UK inflation has risen to its highest level in eight months, adding to pressure on the Bank of England to keep interest rates unchanged on Thursday despite a slowdown in the British economy.
Figures from the Office for National Statistics show the consumer prices index (CPI) rose by 2.6% last month from 2.3% in October, driven by the rising cost of petrol, groceries and an increase in tobacco duty in the budget.
The reading, which matched City economists’ forecasts, pushed the headline rate further above the Bank’s 2% target for a second consecutive month.
The ONS chief economist, Grant Fitzner, said: “Inflation rose again this month as prices of motor fuel and clothing increased this year but fell a year ago.
“This was partially offset by air fares, which traditionally dip at this time of year, but saw their largest drop in November since records began at the start of the century.”
The latest snapshot showed the average price of petrol rose by 0.8p a litre between October and November 2024 to stand at 134.8p a litre, while the price of diesel rose by 1.4p a litre to 140.5p. Air fares fell by 19.3% on the month, compared with a fall of 13.9% a year ago.
Threadneedle Street is widely expected to keep interest rates unchanged at the current level of 4.75% on Thursday when its monetary policy committee meets to set borrowing costs.
The Bank had forecast inflation would rise towards the end of the year after temporarily falling below 2% in September. Inflation has dropped from a peak of more than 11% in the second half of 2022 after Russia’s invasion of Ukraine fuelled a rise in energy prices.
However, there are signs of the economy losing momentum after gross domestic product unexpectedly fell by 0.1% in October. Business surveys also show that employment levels are falling at the fastest pace since the global financial crisis in 2009 outside the Covid pandemic.
Core inflation, which excludes volatile items including energy, food, alcohol and tobacco, also rose from 3.3% in October to 3.5% in November, marginally below a 3.6% forecast among City economists.
Andrew Bailey, the Bank’s governor, has said that how businesses react to the government increasing the rate of employer national insurance contributions (NICs) in the autumn budget is the “biggest issue” facing the economy.
Rachel Reeves announced in October that the rate of employer NICs would increase from 13.8% to 15% in April to raise £25bn for the exchequer, aiming to plug what she termed a “black hole” in the public finances left by the Conservatives.
The chancellor said the figures showed the government had “more to do” to support households. “I know families are still struggling with the cost of living and today’s figures are a reminder that for too long the economy has not worked for working people.
“I am fighting to put more money in the pockets of working people. That’s why at the budget we protected their payslips with no rise in their national insurance, income tax or VAT, boosted the national living wage by £1,400 and froze fuel duty.”
Business leaders have warned the decision will hit jobs and force employers to pass on the higher costs by raising prices.

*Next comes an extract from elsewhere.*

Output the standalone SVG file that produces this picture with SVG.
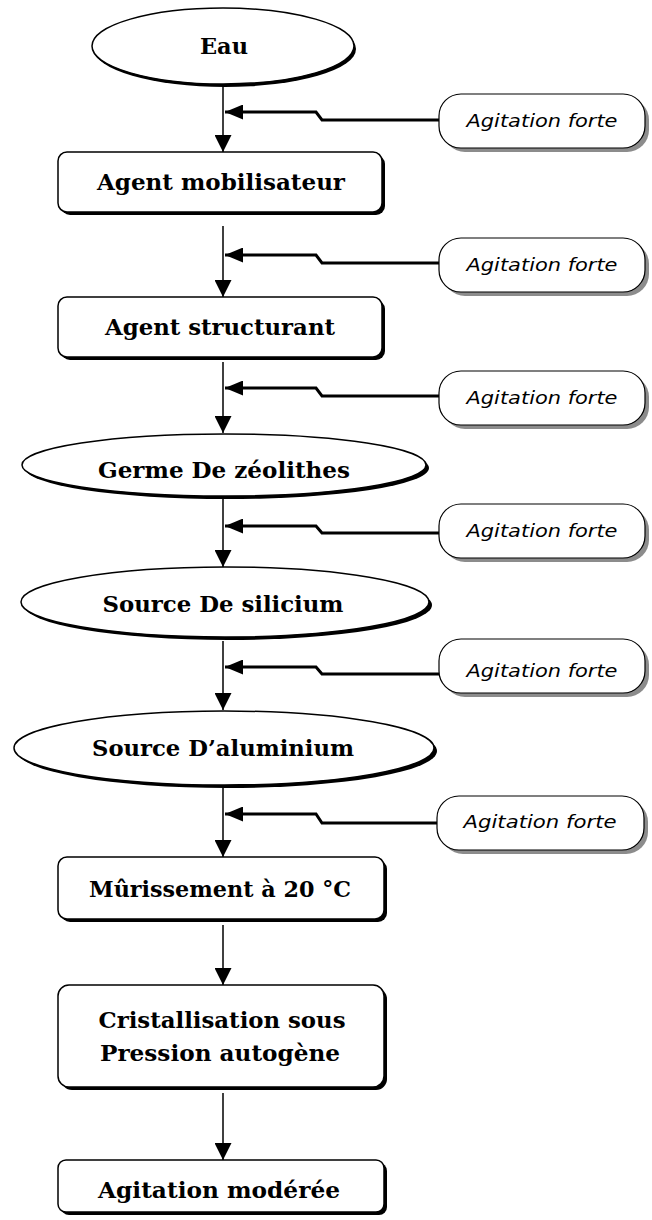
<svg xmlns="http://www.w3.org/2000/svg" width="652" height="1220" viewBox="0 0 652 1220">
  <style>
    .node { fill: #fff; stroke: #000; stroke-width: 1.5; }
    .shadow { fill: #000; }
    .tag { fill: #fff; stroke: #000; stroke-width: 1.2; }
    .tagshadow { fill: #8c8c8c; }
    .lbl { font-family: "DejaVu Serif", "Liberation Serif", serif; font-weight: bold; font-size: 22px; fill: #000; text-anchor: middle; }
    .tagtxt { font-family: "DejaVu Sans", "Liberation Sans", sans-serif; font-style: italic; font-size: 17px; fill: #000; text-anchor: middle; }
    .flow { fill: none; stroke: #000; stroke-width: 1.5; }
    .feed { fill: none; stroke: #000; stroke-width: 3; }
  </style>
  <defs>
    <marker id="down" markerWidth="18" markerHeight="17" refX="17" refY="8.5" orient="auto" markerUnits="userSpaceOnUse">
      <path d="M0,0 L17,8.5 L0,17 Z" fill="#000"/>
    </marker>
    <marker id="left" markerWidth="19" markerHeight="15" refX="18" refY="7.5" orient="auto" markerUnits="userSpaceOnUse">
      <path d="M0,0 L18,7.5 L0,15 Z" fill="#000"/>
    </marker>
  </defs>

  <!-- main flow connectors -->
  <g id="connectors">
    <line class="flow" x1="223" y1="86" x2="223" y2="152" marker-end="url(#down)"/>
    <line class="flow" x1="223" y1="226" x2="223" y2="297" marker-end="url(#down)"/>
    <line class="flow" x1="223" y1="362" x2="223" y2="433" marker-end="url(#down)"/>
    <line class="flow" x1="223" y1="499" x2="223" y2="567" marker-end="url(#down)"/>
    <line class="flow" x1="223" y1="641" x2="223" y2="710" marker-end="url(#down)"/>
    <line class="flow" x1="223" y1="787" x2="223" y2="857" marker-end="url(#down)"/>
    <line class="flow" x1="223" y1="925" x2="223" y2="985" marker-end="url(#down)"/>
    <line class="flow" x1="223" y1="1093" x2="223" y2="1160" marker-end="url(#down)"/>

    <!-- side feeds from the stirring tags -->
    <path class="feed" d="M439,120 H322 L316,112 H225" marker-end="url(#left)"/>
    <path class="feed" d="M439,263 H322 L316,255 H225" marker-end="url(#left)"/>
    <path class="feed" d="M439,396 H322 L316,388 H225" marker-end="url(#left)"/>
    <path class="feed" d="M439,533 H322 L316,526 H225" marker-end="url(#left)"/>
    <path class="feed" d="M439,674 H322 L316,667 H225" marker-end="url(#left)"/>
    <path class="feed" d="M437,823 H322 L316,814 H225" marker-end="url(#left)"/>
  </g>

  <!-- process steps -->
  <g id="eau">
    <ellipse class="shadow" cx="225" cy="49" rx="131" ry="38"/>
    <ellipse class="node" cx="223" cy="46" rx="131" ry="38"/>
    <text class="lbl" x="224" y="54" textLength="48" lengthAdjust="spacingAndGlyphs">Eau</text>
  </g>
  <g id="agent-mobilisateur">
    <rect class="shadow" x="61" y="155" width="324" height="60" rx="9"/>
    <rect class="node" x="58" y="152" width="324" height="60" rx="9"/>
    <text class="lbl" x="221" y="190" textLength="248" lengthAdjust="spacingAndGlyphs">Agent mobilisateur</text>
  </g>
  <g id="agent-structurant">
    <rect class="shadow" x="61" y="300" width="324" height="60" rx="9"/>
    <rect class="node" x="58" y="297" width="324" height="60" rx="9"/>
    <text class="lbl" x="220" y="335" textLength="230" lengthAdjust="spacingAndGlyphs">Agent structurant</text>
  </g>
  <g id="germe">
    <ellipse class="shadow" cx="227" cy="468" rx="202" ry="31"/>
    <ellipse class="node" cx="224" cy="465" rx="202" ry="31"/>
    <text class="lbl" x="224" y="478" textLength="252" lengthAdjust="spacingAndGlyphs">Germe De zéolithes</text>
  </g>
  <g id="source-silicium">
    <ellipse class="shadow" cx="228" cy="605" rx="204" ry="35"/>
    <ellipse class="node" cx="225" cy="602" rx="204" ry="35"/>
    <text class="lbl" x="223" y="612" textLength="241" lengthAdjust="spacingAndGlyphs">Source De silicium</text>
  </g>
  <g id="source-aluminium">
    <ellipse class="shadow" cx="227" cy="751" rx="210" ry="37"/>
    <ellipse class="node" cx="224" cy="748" rx="210" ry="37"/>
    <text class="lbl" x="223" y="756" textLength="262" lengthAdjust="spacingAndGlyphs">Source D’aluminium</text>
  </g>
  <g id="murissement">
    <rect class="shadow" x="61" y="860" width="326" height="62" rx="9"/>
    <rect class="node" x="58" y="857" width="326" height="62" rx="9"/>
    <text class="lbl" x="220" y="897" textLength="262" lengthAdjust="spacingAndGlyphs">Mûrissement à 20 °C</text>
  </g>
  <g id="cristallisation">
    <rect class="shadow" x="61" y="988" width="326" height="102" rx="11"/>
    <rect class="node" x="58" y="985" width="326" height="102" rx="11"/>
    <text class="lbl" x="222" y="1028" textLength="247" lengthAdjust="spacingAndGlyphs">Cristallisation sous</text>
    <text class="lbl" x="220" y="1061" textLength="240" lengthAdjust="spacingAndGlyphs">Pression autogène</text>
  </g>
  <g id="agitation-moderee">
    <rect class="shadow" x="61" y="1163" width="326" height="52" rx="8"/>
    <rect class="node" x="58" y="1160" width="326" height="52" rx="8"/>
    <text class="lbl" x="219" y="1198" textLength="242" lengthAdjust="spacingAndGlyphs">Agitation modérée</text>
  </g>

  <!-- stirring condition tags -->
  <g id="tag-1">
    <rect class="tagshadow" x="443" y="98" width="206" height="54" rx="22"/>
    <rect class="tag" x="439" y="94" width="206" height="54" rx="22"/>
    <text class="tagtxt" x="542" y="127" textLength="151" lengthAdjust="spacingAndGlyphs">Agitation forte</text>
  </g>
  <g id="tag-2">
    <rect class="tagshadow" x="443" y="242" width="206" height="54" rx="22"/>
    <rect class="tag" x="439" y="238" width="206" height="54" rx="22"/>
    <text class="tagtxt" x="542" y="271" textLength="151" lengthAdjust="spacingAndGlyphs">Agitation forte</text>
  </g>
  <g id="tag-3">
    <rect class="tagshadow" x="443" y="375" width="206" height="54" rx="22"/>
    <rect class="tag" x="439" y="371" width="206" height="54" rx="22"/>
    <text class="tagtxt" x="542" y="404" textLength="151" lengthAdjust="spacingAndGlyphs">Agitation forte</text>
  </g>
  <g id="tag-4">
    <rect class="tagshadow" x="443" y="508" width="206" height="54" rx="22"/>
    <rect class="tag" x="439" y="504" width="206" height="54" rx="22"/>
    <text class="tagtxt" x="542" y="537" textLength="151" lengthAdjust="spacingAndGlyphs">Agitation forte</text>
  </g>
  <g id="tag-5">
    <rect class="tagshadow" x="443" y="643" width="206" height="54" rx="22"/>
    <rect class="tag" x="439" y="639" width="206" height="54" rx="22"/>
    <text class="tagtxt" x="542" y="677" textLength="151" lengthAdjust="spacingAndGlyphs">Agitation forte</text>
  </g>
  <g id="tag-6">
    <rect class="tagshadow" x="441" y="800" width="207" height="54" rx="22"/>
    <rect class="tag" x="437" y="796" width="207" height="54" rx="22"/>
    <text class="tagtxt" x="540" y="828" textLength="153" lengthAdjust="spacingAndGlyphs">Agitation forte</text>
  </g>
</svg>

The Bank cut interest rates for a second time in November despite warning that Reeves’s budget would add to near-term inflationary pressures while boosting growth in the economy.
Threadneedle Street raised borrowing costs from a record low of 0.1% in December 2021 to as high as 5.25% in response to soaring inflation. Although the headline rate of inflation is expected to remain above 2% throughout next year, City economists anticipate further interest rate cuts to as low as 4% by the end of 2025.